Netflix, Where’s Your Audio Strategy?

By Media Unplugged Archives
Cover image for  article: Netflix, Where’s Your Audio Strategy?

If you’re a big media brand but not a big audio brand – NBC/Universal, AT&T/Warner Media, Netflix, Hulu, etc. – what’s your audio strategy?  Because you’d better develop one.

We’ve all watched as the world of podcasting explodes, but have the big media brands yet awakened to its power?  According to recent benchmark stats from Edison Media, 44% of Americans 12-plus have listened to a podcast at least once, and 17% have listened to at least one in the past week.  Listening is booming because of the ubiquity of mobile devices and consumers’ desire to listen to something they choose wherever they go and whenever they want.

Indeed, the same trends driving the new golden age of TV are driving a new golden age of audio with more talent, more choice, more great shows and more listener satisfaction than ever before.

From my perspective as a company working with media brands to create content, I’m seeing more and more interest in the audio space from these brands, yet most have a long way to go.

To date, there have been a number of big media brand experiments.  Besides audio versions of traditional over-the-air programs (such as the broad and primarily repurposed menu of offerings from the news channels) and a plethora of fan-created shows (where the latest episodes of their TV favorites are discussed and dissected) we’re now seeing original audio programs built to complement existing big media brand assets.

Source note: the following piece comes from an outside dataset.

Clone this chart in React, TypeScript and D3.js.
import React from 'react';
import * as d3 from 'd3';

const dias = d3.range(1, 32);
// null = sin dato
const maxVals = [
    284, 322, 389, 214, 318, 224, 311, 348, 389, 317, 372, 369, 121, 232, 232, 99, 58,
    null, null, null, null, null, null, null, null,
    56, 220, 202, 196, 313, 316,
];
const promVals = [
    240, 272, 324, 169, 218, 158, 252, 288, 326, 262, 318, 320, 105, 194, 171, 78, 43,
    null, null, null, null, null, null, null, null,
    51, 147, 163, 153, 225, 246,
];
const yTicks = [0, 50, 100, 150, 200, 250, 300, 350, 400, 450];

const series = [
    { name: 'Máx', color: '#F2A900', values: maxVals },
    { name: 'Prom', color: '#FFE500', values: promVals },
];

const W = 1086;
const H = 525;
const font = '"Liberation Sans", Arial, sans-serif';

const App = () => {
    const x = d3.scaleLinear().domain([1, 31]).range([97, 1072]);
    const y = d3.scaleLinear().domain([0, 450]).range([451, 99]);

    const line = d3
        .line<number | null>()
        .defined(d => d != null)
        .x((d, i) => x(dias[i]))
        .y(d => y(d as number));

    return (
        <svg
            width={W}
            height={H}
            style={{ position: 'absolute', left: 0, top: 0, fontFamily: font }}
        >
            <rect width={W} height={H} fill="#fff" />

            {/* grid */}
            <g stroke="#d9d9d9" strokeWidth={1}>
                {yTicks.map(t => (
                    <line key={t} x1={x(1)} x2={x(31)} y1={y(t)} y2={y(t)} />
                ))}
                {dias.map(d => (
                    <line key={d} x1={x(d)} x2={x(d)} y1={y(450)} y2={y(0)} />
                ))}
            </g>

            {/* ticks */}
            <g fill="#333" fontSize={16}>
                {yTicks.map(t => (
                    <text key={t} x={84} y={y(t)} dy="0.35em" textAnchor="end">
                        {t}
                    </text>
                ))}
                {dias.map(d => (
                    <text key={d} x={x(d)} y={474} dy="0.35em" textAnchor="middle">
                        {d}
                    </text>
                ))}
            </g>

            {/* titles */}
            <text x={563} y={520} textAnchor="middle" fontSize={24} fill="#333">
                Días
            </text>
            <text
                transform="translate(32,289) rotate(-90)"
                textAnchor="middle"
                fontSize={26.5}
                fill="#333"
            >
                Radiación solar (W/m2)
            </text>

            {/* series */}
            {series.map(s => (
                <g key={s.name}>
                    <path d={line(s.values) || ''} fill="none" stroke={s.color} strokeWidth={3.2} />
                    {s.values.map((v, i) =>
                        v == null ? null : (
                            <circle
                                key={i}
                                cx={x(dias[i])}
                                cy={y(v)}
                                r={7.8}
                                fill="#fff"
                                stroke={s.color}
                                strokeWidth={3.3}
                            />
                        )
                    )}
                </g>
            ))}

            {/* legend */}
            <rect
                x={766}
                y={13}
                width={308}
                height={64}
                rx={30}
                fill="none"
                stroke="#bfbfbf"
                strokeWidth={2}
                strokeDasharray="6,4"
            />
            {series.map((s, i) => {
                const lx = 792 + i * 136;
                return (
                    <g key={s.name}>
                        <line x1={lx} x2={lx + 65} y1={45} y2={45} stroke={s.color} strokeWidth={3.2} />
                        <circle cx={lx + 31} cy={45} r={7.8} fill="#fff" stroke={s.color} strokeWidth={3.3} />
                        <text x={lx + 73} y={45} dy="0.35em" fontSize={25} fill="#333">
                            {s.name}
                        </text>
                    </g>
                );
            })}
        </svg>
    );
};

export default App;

Perhaps the most notable example of this is a limited series called Wolverine: The Long Night, produced in association with Marvel.  One could easily imagine a universe of audio content that complements the burgeoning Marvel universe.  One could likewise imagine such a universe complementing the valuable TV or film brands of any big media company. Star Wars?  The Walking Dead?  The Conjuring?  It’s all coming.  All that and much more.

These “universe extensions” make great sense:

  • They create new IP that leverages existing IP.
  • They satisfy the insatiable appetite for content from audiences that have to wait between TV seasons and cinematic tentpoles.
  • They’re relatively inexpensive compared to the enormous cost of advertising.
  • They are the “content” in “content marketing.”
  • Perhaps best of all from the brand’s perspective, they open up new revenue opportunities for existing brand assets.

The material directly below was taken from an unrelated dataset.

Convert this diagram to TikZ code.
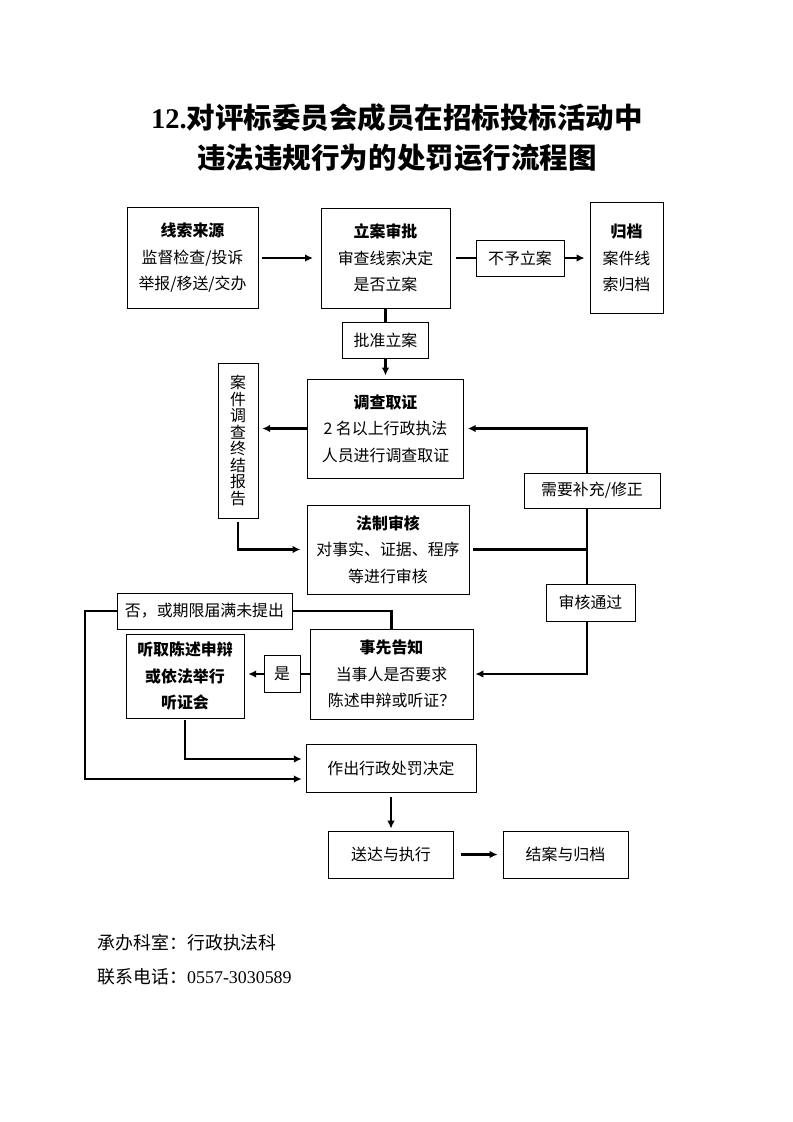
\documentclass[tikz,border=0pt]{standalone}
\usepackage{fontspec}
\setmainfont{Liberation Serif}
\newfontfamily\cjk{Noto Sans CJK SC}
\usetikzlibrary{calc, arrows.meta}
\newcommand\hd[1]{{\bfseries #1}}
\tikzset{box/.style 2 args={draw, line width=0.75pt, align=center, inner sep=0pt, minimum width=#1*0.265mm, minimum height=#2*0.265mm, font=\cjk\fontsize{12}{20}\selectfont}}
\tikzset{link/.style={line width=1.9pt}, flow/.style={line width=1.9pt, ->, >={Latex[length=2.1mm, width=2mm]}}}

\begin{document}
\begin{tikzpicture}[x=0.265mm, y=-0.265mm]
\useasboundingbox (0,0) rectangle (793,1122);
\node[font=\cjk\bfseries\fontsize{21.5}{30}\selectfont, align=center] (title) at (397,138) {{\rmfamily 12.}对评标委员会成员在招标投标活动中\\违法违规行为的处罚运行流程图};
\node[box={131}{101}] (src) at (192.5,258) {\hd{线索来源}\\监督检查/投诉\\举报/移送/交办};
\node[box={129}{100}] (appr) at (385.5,258) {\hd{立案审批}\\审查线索决定\\是否立案};
\node[box={88}{36}] (rej) at (520,258) {不予立案};
\node[box={73}{111}] (arch) at (626.5,258) {\hd{归档}\\案件线\\索归档};
\node[box={86}{36}] (okc) at (385.5,340) {批准立案};
\node[box={156}{99}] (inv) at (385.5,428.5) {\hd{调查取证}\\2 名以上行政执法\\人员进行调查取证};
\node[box={40}{155}, font=\cjk\fontsize{12}{12.5}\selectfont] (rep) at (238,440.5) {案\\件\\调\\查\\终\\结\\报\\告};
\node[box={162}{89}] (legal) at (388,549.5) {\hd{法制审核}\\对事实、证据、程序\\等进行审核};
\node[box={136}{35}] (fix) at (592,490.5) {需要补充/修正};
\node[box={89}{37}] (pass) at (590.5,602.5) {审核通过};
\node[box={175}{36}] (no) at (204.5,611) {否，或期限届满未提出};
\node[box={118}{84}] (hear) at (185,676) {\hd{听取陈述申辩}\\\hd{或依法举行}\\\hd{听证会}};
\node[box={36}{37}] (yes) at (282,674) {是};
\node[box={163}{90}] (ntf) at (391.5,674) {\hd{事先告知}\\当事人是否要求\\陈述申辩或听证？};
\node[box={170}{48}] (dec) at (391,768) {作出行政处罚决定};
\node[box={125}{47}] (dlv) at (391,854.5) {送达与执行};
\node[box={125}{47}] (cls) at (565.5,854.5) {结案与归档};
\node[anchor=west, font=\cjk\fontsize{13.5}{20}\selectfont] (dept) at (93,943) {承办科室：行政执法科};
\node[anchor=west, font=\cjk\fontsize{13.5}{20}\selectfont] (tel) at (93,977) {联系电话：{\rmfamily 0557-3030589}};
\coordinate (jn) at (587,549.5);
\coordinate (lf) at (85,611);
\draw[flow, shorten <=1mm, shorten >=2mm] (src.east) -- (appr.west);
\draw[link, shorten <=1.5mm] (appr.east) -- (rej.west);
\draw[flow, shorten >=1.3mm] (rej.east) -- (arch.west);
\draw[link] (appr.south) -- (okc.north);
\draw[flow, shorten >=0.8mm] (okc.south) -- (inv.north);
\draw[flow, shorten >=1mm] (inv.west) -- (inv.west -| rep.east);
\draw[flow, shorten <=0.8mm, shorten >=1.6mm] (rep.south) |- (legal.west);
\draw[link, shorten <=1mm] (legal.east) -- (jn);
\draw[link] (jn) -- (fix.south -| jn);
\draw[flow, shorten >=1mm] (fix.north -| jn) |- (inv.east);
\draw[link] (jn) -- (pass.north -| jn);
\draw[flow, shorten >=0.5mm] (pass.south -| jn) |- (ntf.east);
\draw[link] (ntf.north) |- (no.east);
\draw[flow, shorten >=1mm] (no.west) -- (lf) |- ($(dec.west)+(0,11)$);
\draw[link] (ntf.west) -- (yes.east);
\draw[flow, shorten >=1mm] (yes.west) -- (yes.west -| hear.east);
\draw[flow, shorten <=0.5mm, shorten >=1mm] (hear.south) |- ($(dec.west)+(0,-9)$);
\draw[flow, shorten <=1.3mm, shorten >=0.5mm] (dec.south) -- (dlv.north);
\draw[flow, shorten <=1.8mm, shorten >=1.3mm] (dlv.east) -- (cls.west);
\end{tikzpicture}
\end{document}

In our conversations with these big media brands, we’re finding a few things in common. These brands:

  • Are all-in on digital and video but generally lack an audio strategy
  • Don’t know how to create effective podcasts, monetize them or popularize them
  • Don’t appreciate the wide variety of forms podcasts can take -- similar to the variety of forms in video
  • Don’t know what makes a podcast good or what constitutes a successful podcast
  • Smell opportunity but require a path to success

In the very near future, the universe surrounding valuable big media IP will include not only video and digital and graphic novels and merchandise and events and theme parks and music and games, etc.  It will also include audio.

And now is the time to develop that strategy and set it in motion.